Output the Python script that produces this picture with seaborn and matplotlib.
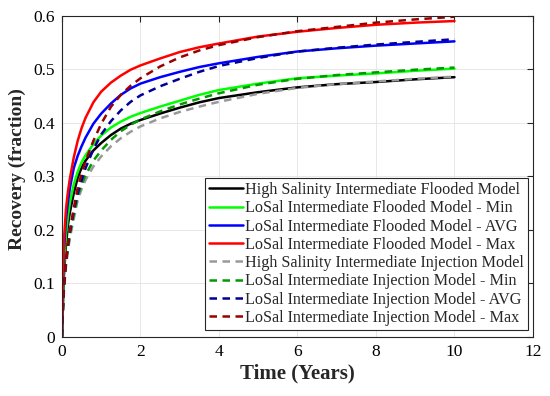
import numpy as np
import pandas as pd
import matplotlib
matplotlib.use('Agg')
import matplotlib.pyplot as plt
import seaborn as sns

# --- data ---
time_years = [0, 0.02, 0.05, 0.1, 0.15, 0.2, 0.3, 0.4, 0.5, 0.6, 0.8, 1.0, 1.25, 1.5,
              1.75, 2, 2.5, 3, 3.5, 4, 5, 6, 7, 8, 9, 10]

hs_flooded = [0, 0.05, 0.115, 0.17, 0.208, 0.232, 0.268, 0.297, 0.316, 0.329, 0.348, 0.362, 0.377,
              0.389, 0.398, 0.405, 0.417, 0.428, 0.438, 0.446, 0.457, 0.466, 0.472, 0.476, 0.481, 0.485]
ls_flooded_min = [0, 0.06, 0.13, 0.19, 0.225, 0.25, 0.285, 0.308, 0.326, 0.339, 0.360, 0.376, 0.391,
                  0.402, 0.411, 0.418, 0.430, 0.441, 0.452, 0.461, 0.473, 0.483, 0.488, 0.492, 0.497, 0.501]
ls_flooded_avg = [0, 0.08, 0.16, 0.218, 0.25, 0.277, 0.315, 0.338, 0.356, 0.372, 0.398, 0.417, 0.436,
                  0.452, 0.464, 0.473, 0.485, 0.495, 0.504, 0.511, 0.523, 0.533, 0.539, 0.544, 0.548, 0.552]
ls_flooded_max = [0, 0.09, 0.18, 0.237, 0.27, 0.295, 0.335, 0.366, 0.39, 0.409, 0.438, 0.458, 0.475,
                  0.488, 0.499, 0.507, 0.520, 0.532, 0.541, 0.548, 0.561, 0.570, 0.577, 0.583, 0.587, 0.590]

hs_injection = [0, 0.042, 0.085, 0.13, 0.16, 0.184, 0.22, 0.255, 0.276, 0.293, 0.318, 0.337, 0.356,
                0.371, 0.383, 0.393, 0.408, 0.420, 0.430, 0.439, 0.454, 0.465, 0.472, 0.477, 0.482, 0.486]
ls_injection_min = [0, 0.045, 0.09, 0.135, 0.165, 0.19, 0.228, 0.262, 0.284, 0.302, 0.329, 0.348, 0.368,
                    0.384, 0.396, 0.406, 0.421, 0.434, 0.445, 0.455, 0.471, 0.482, 0.489, 0.494, 0.499, 0.503]
ls_injection_avg = [0, 0.045, 0.095, 0.14, 0.17, 0.195, 0.235, 0.268, 0.292, 0.315, 0.350, 0.378, 0.403,
                    0.423, 0.439, 0.451, 0.468, 0.482, 0.495, 0.506, 0.521, 0.533, 0.540, 0.546, 0.551, 0.556]
ls_injection_max = [0, 0.045, 0.095, 0.14, 0.172, 0.198, 0.24, 0.278, 0.305, 0.328, 0.366, 0.398, 0.430,
                    0.452, 0.469, 0.483, 0.505, 0.522, 0.535, 0.545, 0.560, 0.571, 0.579, 0.587, 0.593, 0.598]

labels = [
    'High Salinity Intermediate Flooded Model',
    'LoSal Intermediate Flooded Model - Min',
    'LoSal Intermediate Flooded Model - AVG',
    'LoSal Intermediate Flooded Model - Max',
    'High Salinity Intermediate Injection Model',
    'LoSal Intermediate Injection Model - Min',
    'LoSal Intermediate Injection Model - AVG',
    'LoSal Intermediate Injection Model - Max',
]
series = [hs_flooded, ls_flooded_min, ls_flooded_avg, ls_flooded_max,
          hs_injection, ls_injection_min, ls_injection_avg, ls_injection_max]
colors = ['#000000', '#00ff00', '#0000ff', '#ff0000',
          '#999999', '#009900', '#000099', '#990000']
styles = ['-', '-', '-', '-', '--', '--', '--', '--']

x_ticks = [0, 2, 4, 6, 8, 10, 12]
y_ticks = [0, 0.1, 0.2, 0.3, 0.4, 0.5, 0.6]
y_tick_labels = ['0', '0.1', '0.2', '0.3', '0.4', '0.5', '0.6']

sns.set_style('white')
plt.rcParams['font.family'] = ['Liberation Serif', 'DejaVu Serif']

fig = plt.figure(figsize=(5.5, 3.96), dpi=100)
ax = fig.add_axes([0.1127, 0.150, 0.969 - 0.1127, 0.9604 - 0.150])

for vals, lab, col, ls in zip(series, labels, colors, styles):
    df = pd.DataFrame({'t': time_years, 'r': vals})
    sns.lineplot(data=df, x='t', y='r', color=col, linewidth=1.8,
                 label=lab, ax=ax)
    line = ax.lines[-1]
    line.set_solid_joinstyle('round')
    if ls == '--':
        line.set_linestyle((0, (3.0, 2.2)))

ax.set_xlim(0, 12)
ax.set_ylim(0, 0.6)
ax.set_xticks(x_ticks)
ax.set_xticklabels([str(v) for v in x_ticks])
ax.set_yticks(y_ticks)
ax.set_yticklabels(y_tick_labels)
ax.tick_params(direction='in', length=4, width=0.8, top=True, right=True,
               labelsize=12.5, colors='#262626', labelcolor='black', pad=5)
ax.grid(True, color='#e3e3e3', linewidth=0.6)
for sp in ax.spines.values():
    sp.set_color('#262626')
    sp.set_linewidth(0.8)

ax.set_xlabel('Time (Years)', fontsize=15, fontweight='bold', labelpad=3)
ax.set_ylabel('Recovery (fraction)', fontsize=14, fontweight='bold', labelpad=5)
ax.yaxis.label.set_y(0.522)

leg = ax.legend(loc='lower right', bbox_to_anchor=(0.989, 0.021), fontsize=11.6,
                frameon=True, fancybox=False, framealpha=1, edgecolor='#262626',
                labelspacing=0.14, handlelength=2.1, handletextpad=0.1,
                borderpad=0.25, borderaxespad=0.0)
leg.get_frame().set_linewidth(0.8)

fig.savefig('out.png', dpi=100)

--------------------------------------------------

__DIRECTIVE__.
Go from the first line of the data above to the line containing "0.583, 0.587, 0.590]" and retype exactly those lines, both included, but none of the pictures.

__EXPECTED ANSWER__.
Output the Python script that produces this picture with seaborn and matplotlib.
import numpy as np
import pandas as pd
import matplotlib
matplotlib.use('Agg')
import matplotlib.pyplot as plt
import seaborn as sns

# --- data ---
time_years = [0, 0.02, 0.05, 0.1, 0.15, 0.2, 0.3, 0.4, 0.5, 0.6, 0.8, 1.0, 1.25, 1.5,
              1.75, 2, 2.5, 3, 3.5, 4, 5, 6, 7, 8, 9, 10]

hs_flooded = [0, 0.05, 0.115, 0.17, 0.208, 0.232, 0.268, 0.297, 0.316, 0.329, 0.348, 0.362, 0.377,
              0.389, 0.398, 0.405, 0.417, 0.428, 0.438, 0.446, 0.457, 0.466, 0.472, 0.476, 0.481, 0.485]
ls_flooded_min = [0, 0.06, 0.13, 0.19, 0.225, 0.25, 0.285, 0.308, 0.326, 0.339, 0.360, 0.376, 0.391,
                  0.402, 0.411, 0.418, 0.430, 0.441, 0.452, 0.461, 0.473, 0.483, 0.488, 0.492, 0.497, 0.501]
ls_flooded_avg = [0, 0.08, 0.16, 0.218, 0.25, 0.277, 0.315, 0.338, 0.356, 0.372, 0.398, 0.417, 0.436,
                  0.452, 0.464, 0.473, 0.485, 0.495, 0.504, 0.511, 0.523, 0.533, 0.539, 0.544, 0.548, 0.552]
ls_flooded_max = [0, 0.09, 0.18, 0.237, 0.27, 0.295, 0.335, 0.366, 0.39, 0.409, 0.438, 0.458, 0.475,
                  0.488, 0.499, 0.507, 0.520, 0.532, 0.541, 0.548, 0.561, 0.570, 0.577, 0.583, 0.587, 0.590]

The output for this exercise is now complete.